Review | As Days Get Dark — Arab Strap
The serendipity of a fortnight-long gap between the release of Mogwai’s As The Love Continues and Arab Strap’s As Days Get Dark harks back to the thriving ’90s years of both bands’ former label Chemikal Underground, where their discography sat alongside the bouncing punk tones of The Delgados in a distinctly Scottish tour de force. But this is 2021 — The Delgados have long since disbanded, Mogwai have stayed for the long haul, while Arab Strap opted for a sixteen year sabbatical before making their long-anticipated (and constantly rumoured) return.
There’s something to behold in the name of As Days Get Dark, especially stark next to Mogwai’s innocently romantic counterpart. Twenty-five years after their equally downcast-titled — but atmospherically diverse — debut The Week Never Starts Round Here, it seems things haven’t particularly perked up for Aidan Moffat and Malcolm Middleton. In an interview with The Guardian, Moffat declared he had “moved to countryside, for fuck’s sake” after the duo’s comedown in 2005, a move he dubbed “a complete disaster”. However, both have put out their own solo work, all of it acclaimed, and after the twentieth anniversary release of their iconic single ‘The First Big Weekend’ in 2016 alongside a scattering of live shows (“the foreplay”, says Moffat), it seemed only natural to return to the studio full time.
At first glance, it does scream “middle-aged men seek spiritual re-emergence by pretending it’s their hey-day again”. It’s a fair observation, particularly given the never ending stream of reformations and plastered wounds of groups gone by who try to converse with their twenty-something year old self, with extremely varying degrees of success. But any listener coming home to Arab Strap’s caustic realism will be quick to quell these preoccupations. Indeed, Moffat was eager to let it be known that this would be no attempt to grasp the 1990s and shake a few songs out of it. Lead single ‘The Turning of Our Bones’, a song about “resurrection and shagging”, introduces the album with an overt statement of intent from Moffat: “ I don’t give a fuck about the past / Our glory days gone by “.
Subsequently, As Days Gets Dark sounds fresh but in touch with itself, striking a perfect balance between sounds familiar and foreign. The lyrics are still shamelessly intimate and maintain the illusory nature of their early releases. Perhaps the most ambiguously trying are the opening lines of ‘Another Clockwork Day’. A ‘Happiness is a Warm Gun’-esque introduction detours into a protagonist who “ plugs in the external drive”, with Moffatt’s lethargic drawl announcing that “ he knows this path well “. It toys with predictions of what to come so expertly, euphemistic without ruining the authenticity of the narrative. And, as it turns out, the track depicts a reluctant relationship where attraction has disappeared into a nostalgic haze of old images that remember a more vibrant youth. Leave those childishly light-hearted expectations at the door, please.

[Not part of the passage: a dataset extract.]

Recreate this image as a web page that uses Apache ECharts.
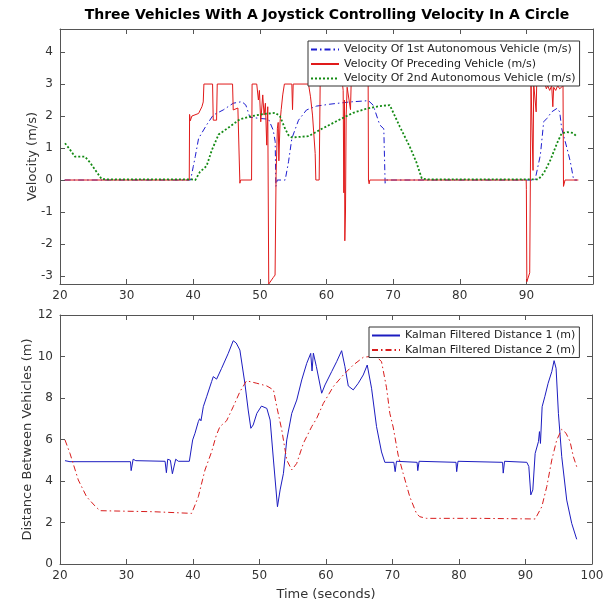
<!DOCTYPE html>
<html>
<head>
<meta charset="utf-8">
<script src="https://cdn.jsdelivr.net/npm/echarts@6/dist/echarts.min.js"></script>
<style>
html,body{margin:0;padding:0;background:#fff}
#main{width:608px;height:603px}
</style>
</head>
<body>
<div id="main"></div>
<script>
// velocity plot: [time (s), velocity (m/s)]
var vel1st = [[20.7,0],[39.6,0],[40.0,0.42],[40.3,0.73],[40.8,1.3],[41.0,1.35],[42.0,1.72],[43.0,2.03],[44.5,2.19],[46.0,2.4],[47.3,2.45],[47.9,2.34],[48.5,1.96],[50.3,1.92],[51.3,1.9],[52.0,1.56],[52.3,1.2],[52.4,-0.2],[52.6,0],[53.8,0],[54.3,0.57],[54.8,1.3],[55.8,1.87],[57.0,2.19],[58.5,2.31],[60.5,2.37],[63.5,2.44],[66.3,2.48],[67.0,2.34],[68.0,1.72],[68.6,1.6],[68.8,-0.1],[69.0,0],[91.3,0],[92.1,0.78],[92.6,1.82],[93.1,1.93],[93.8,2.13],[94.6,2.24],[95.0,2.13],[95.3,1.61],[96.1,0.99],[96.6,0.57],[97.1,0],[97.6,0]];
var velLead = [[20.7,0],[39.4,0],[39.45,2.05],[39.55,1.85],[39.8,2.0],[40.8,2.08],[41.3,2.29],[41.5,2.44],[41.6,3.0],[42.9,3.0],[43.0,1.87],[43.5,1.87],[43.6,3.0],[45.9,3.0],[46.0,2.19],[46.7,2.25],[47.0,-0.1],[47.1,0],[48.75,0],[48.83,3.0],[49.53,3.0],[49.78,2.5],[49.93,2.8],[50.13,1.82],[50.43,2.66],[50.63,2.03],[50.83,2.4],[51.03,1.09],[51.18,2.29],[51.33,-3.25],[51.63,-3.25],[52.0,-3.05],[52.28,-2.97],[52.43,0.16],[52.63,1.62],[52.75,1.8],[52.85,0.6],[53.03,1.82],[53.2,2.2],[53.43,2.66],[53.68,3.0],[54.8,3.0],[54.9,2.2],[55.0,3.0],[57.3,3.0],[57.6,2.6],[57.9,2.03],[58.3,0.83],[58.4,0],[58.9,0],[59.05,3.0],[62.4,3.0],[62.5,2.8],[62.6,-0.4],[62.7,2.5],[62.75,-1.9],[62.85,-1.0],[62.95,2.0],[63.1,2.9],[63.4,2.9],[63.6,2.2],[63.7,3.0],[66.25,3.0],[66.3,0],[66.4,-0.12],[66.5,0],[89.97,0],[90.0,-0.3],[90.07,-3.18],[90.3,-3.18],[90.5,-2.9],[90.7,3.0],[90.95,3.0],[91.0,0.3],[91.1,3.0],[91.4,3.0],[91.47,2.13],[91.55,3.0],[92.8,3.0],[93.0,2.85],[93.2,2.95],[93.5,2.8],[93.8,2.95],[93.97,2.29],[94.1,2.9],[94.4,2.8],[94.7,2.95],[95.0,2.85],[95.5,2.95],[95.57,-0.2],[95.7,-0.2],[95.8,0],[97.8,0]];
var vel2nd = [[20.75,1.15],[21.5,0.95],[22.25,0.73],[23.75,0.73],[24.5,0.55],[25.5,0.25],[26.25,0.03],[27.0,0.02],[39.8,0.02],[40.3,0],[41.0,0.25],[42.0,0.44],[42.8,0.94],[43.8,1.42],[45.5,1.67],[47.0,1.9],[48.8,2.0],[50.5,2.06],[52.3,2.1],[53.0,2.0],[53.8,1.6],[54.3,1.4],[54.8,1.33],[57.3,1.37],[59.3,1.6],[61.8,1.87],[64.0,2.1],[66.0,2.23],[68.0,2.31],[69.5,2.34],[69.7,2.3],[71.0,1.67],[72.5,1.04],[73.5,0.55],[74.3,0.05],[75.0,0.02],[91.8,0.02],[92.6,0.21],[93.6,0.62],[94.6,1.15],[95.3,1.46],[96.1,1.5],[97.0,1.47],[97.6,1.35]];

// distance plot: [time (s), distance (m)]
var dist1 = [[20.75,4.98],[21.5,4.93],[30.6,4.93],[30.7,4.5],[30.85,4.5],[31.0,5.05],[31.4,4.98],[35.8,4.95],[36.0,4.4],[36.2,5.05],[36.6,5.0],[36.9,4.35],[37.1,4.4],[37.4,5.05],[37.8,4.95],[39.45,4.95],[39.95,5.98],[40.3,6.3],[40.8,6.86],[41.0,7.0],[41.2,6.9],[41.55,7.58],[42.05,8.06],[42.8,8.79],[43.05,9.03],[43.55,8.91],[44.3,9.43],[45.3,10.15],[46.05,10.76],[46.5,10.65],[47.05,10.31],[47.8,8.71],[48.3,7.42],[48.7,6.54],[49.05,6.7],[49.6,7.26],[50.3,7.61],[51.1,7.5],[51.6,6.94],[52.1,5.01],[52.7,2.76],[53.1,3.57],[53.6,4.37],[54.1,5.98],[54.85,7.26],[55.6,7.9],[56.35,8.87],[57.1,9.67],[57.7,10.15],[57.9,9.3],[58.1,10.16],[58.3,10.1],[58.55,9.52],[59.35,8.23],[59.85,8.63],[60.85,9.27],[61.6,9.75],[62.35,10.28],[62.85,9.51],[63.35,8.58],[64.1,8.39],[64.85,8.71],[65.6,9.11],[66.2,9.59],[66.85,8.47],[67.6,6.62],[68.35,5.4],[68.85,4.9],[70.2,4.9],[70.4,4.45],[70.6,4.95],[73.7,4.9],[73.8,4.5],[74.0,4.95],[79.55,4.9],[79.65,4.45],[79.85,4.95],[86.55,4.9],[86.65,4.38],[86.85,4.95],[90.2,4.9],[90.5,4.7],[90.8,3.33],[91.1,3.57],[91.45,5.33],[91.95,5.9],[92.1,6.38],[92.25,5.81],[92.5,7.58],[92.9,8.06],[93.4,8.71],[93.95,9.27],[94.3,9.8],[94.6,9.43],[94.95,7.26],[95.45,5.17],[96.2,3.08],[96.95,1.96],[97.7,1.19]];
var dist2 = [[20.75,5.98],[21.5,5.33],[22.75,4.05],[24.0,3.24],[25.25,2.8],[26.0,2.57],[29.0,2.55],[34.0,2.52],[39.8,2.44],[40.05,2.52],[40.8,3.24],[41.8,4.53],[42.8,5.41],[43.5,6.2],[44.05,6.62],[45.05,6.9],[46.05,7.58],[47.05,8.3],[48.05,8.83],[49.6,8.71],[51.1,8.58],[52.1,8.39],[52.6,7.58],[53.35,6.46],[54.1,5.01],[54.85,4.53],[55.6,4.85],[56.6,5.82],[57.85,6.62],[58.6,7.02],[59.6,7.74],[61.1,8.55],[62.6,9.11],[64.1,9.59],[65.6,9.96],[66.6,10.0],[67.6,10.0],[68.35,9.75],[69.1,8.5],[69.6,7.26],[70.1,6.6],[70.85,5.25],[71.6,4.37],[72.6,3.24],[73.6,2.44],[74.1,2.28],[75.1,2.2],[83.1,2.2],[91.45,2.17],[92.45,2.76],[93.2,3.73],[93.95,5.01],[94.7,5.98],[95.45,6.49],[96.1,6.3],[96.7,5.9],[97.2,5.17],[97.7,4.69]];

var names = ['Velocity Of 1st Autonomous Vehicle (m/s)', 'Velocity Of Preceding Vehicle (m/s)', 'Velocity Of 2nd Autonomous Vehicle (m/s)', 'Kalman Filtered Distance 1 (m)', 'Kalman Filtered Distance 2 (m)'];

var chart = echarts.init(document.getElementById('main'));
var font = 'DejaVu Sans';
var axisCol = '#555';
var dashDot = [6, 3, 1.5, 3];

function xAx(grid, pos, extra) {
  var a = {
    gridIndex: grid, type: 'value', position: pos, min: 20, max: 100, interval: 10,
    axisLine: {onZero: false, lineStyle: {color: axisCol, width: 1}},
    axisTick: {inside: true, length: 5, lineStyle: {color: axisCol}},
    axisLabel: {show: pos == 'bottom', color: '#333', fontFamily: font, fontSize: 12, margin: 6},
    splitLine: {show: false}
  };
  return Object.assign(a, extra || {});
}
function yAx(grid, pos, min, max, extra) {
  var a = {
    gridIndex: grid, type: 'value', position: pos, min: min, max: max,
    axisLine: {onZero: false, lineStyle: {color: axisCol, width: 1}},
    axisTick: {inside: true, length: 5, lineStyle: {color: axisCol}},
    axisLabel: {show: pos == 'left', color: '#333', fontFamily: font, fontSize: 12, margin: 7},
    splitLine: {show: false}
  };
  return Object.assign(a, extra || {});
}
function legendBox(data, left, top) {
  return {
    data: data, orient: 'vertical', left: left, top: top,
    itemWidth: 28, itemHeight: 10, itemGap: 1.5, padding: [2, 4, 1, 2],
    borderColor: '#333', borderWidth: 1, backgroundColor: '#fff', selectedMode: false,
    itemStyle: {opacity: 0},
    textStyle: {fontFamily: font, fontSize: 11, lineHeight: 13, color: '#222'}
  };
}

var option = {
  backgroundColor: '#fff',
  animation: false,
  title: {
    text: 'Three Vehicles With A Joystick Controlling Velocity In A Circle',
    left: 322, top: 3, textAlign: 'center',
    textStyle: {fontFamily: font, fontSize: 14, fontWeight: 'bold', color: '#000'}
  },
  grid: [
    {left: 60, top: 29, width: 533, height: 255},
    {left: 60, top: 315, width: 532, height: 249}
  ],
  legend: [legendBox(names.slice(0, 3), 308, 41), legendBox(names.slice(3), 369, 327)],
  xAxis: [
    xAx(0, 'bottom', {axisLabel: {color: '#333', fontFamily: font, fontSize: 12, margin: 6, formatter: function (v) { return v == 100 ? '' : v; }}}),
    xAx(0, 'top'),
    xAx(1, 'bottom', {name: 'Time (seconds)', nameLocation: 'middle', nameGap: 24, nameMoveOverlap: false,
      nameTextStyle: {fontFamily: font, fontSize: 13, color: '#333'}}),
    xAx(1, 'top')
  ],
  yAxis: [
    yAx(0, 'left', -3.25, 4.72, {splitNumber: 8, name: 'Velocity (m/s)', nameLocation: 'middle', nameGap: 21, nameMoveOverlap: false,
      nameTextStyle: {fontFamily: font, fontSize: 13, color: '#333'},
      axisLabel: {color: '#333', fontFamily: font, fontSize: 12, margin: 7,
        formatter: function (v) { return Math.abs(v - Math.round(v)) < 1e-6 ? v : ''; }}}),
    yAx(0, 'right', -3.25, 4.72, {splitNumber: 8}),
    yAx(1, 'left', 0, 12, {interval: 2, name: 'Distance Between Vehicles (m)', nameLocation: 'middle', nameGap: 26, nameMoveOverlap: false,
      nameTextStyle: {fontFamily: font, fontSize: 13, color: '#333'}}),
    yAx(1, 'right', 0, 12, {interval: 2})
  ],
  series: [
    {name: names[0], type: 'line', xAxisIndex: 0, yAxisIndex: 0, data: vel1st, symbol: 'none',
      lineStyle: {color: '#1c1cd0', width: 1, type: dashDot}, itemStyle: {color: '#1c1cd0'}},
    {name: names[1], type: 'line', xAxisIndex: 0, yAxisIndex: 0, data: velLead, symbol: 'none',
      lineStyle: {color: '#e01a1a', width: 1}, itemStyle: {color: '#e01a1a'}},
    {name: names[2], type: 'line', xAxisIndex: 0, yAxisIndex: 0, data: vel2nd, symbol: 'none',
      lineStyle: {color: '#138a13', width: 1.8, type: [2, 2]}, itemStyle: {color: '#138a13'}},
    {name: names[3], type: 'line', xAxisIndex: 2, yAxisIndex: 2, data: dist1, symbol: 'none',
      lineStyle: {color: '#1c1cc0', width: 1}, itemStyle: {color: '#1c1cc0'}},
    {name: names[4], type: 'line', xAxisIndex: 2, yAxisIndex: 2, data: dist2, symbol: 'none',
      lineStyle: {color: '#d81c1c', width: 1, type: dashDot}, itemStyle: {color: '#d81c1c'}}
  ]
};
chart.setOption(option);
</script>
</body>
</html>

Elsewhere, electronics that could find a home in late ’70s disco, let alone 2021 sad-rock, also make scattered appearances similar to Philophobia’s experimentations with grooves that would seem cheesy anywhere else. ‘Compersion Pt. 1’ and ‘Kebabylon’ dabble with these sounds most daringly, and it works surprisingly well. Also thrown into ‘Kebabylon’ are combative saxophones that hold no sense of direction, but again seem to unexplainably blend in with the surroundings. ‘Here Comes Comus!’ is the most forthright, borderline post-punk, of the collection, exploring the justifications used by those who misbehave without consequence attribute to themselves a god-like status (“ He’s always talkin’ piss but he thinks he’s so profound “). It’s a well-placed and thought out change of pace and input of energy.
As Days Get Dark seems almost smug in its effortlessness. It’s the work of seasoned professionals, executed with maturity and a level-headed awareness of how not to be a pastiche of a younger self. Even more refreshingly, it’s not a typically soul-searching affair. It’s just Arab Strap. There’s little purpose in debating where this album would fit into their first wave of albums because it’s beyond that, both in the obvious sense of literal time and in the essence of the sounds that As Days Gets Dark hold.
Try not overthink it — Moffat and Middleton certainly don’t, and it shows.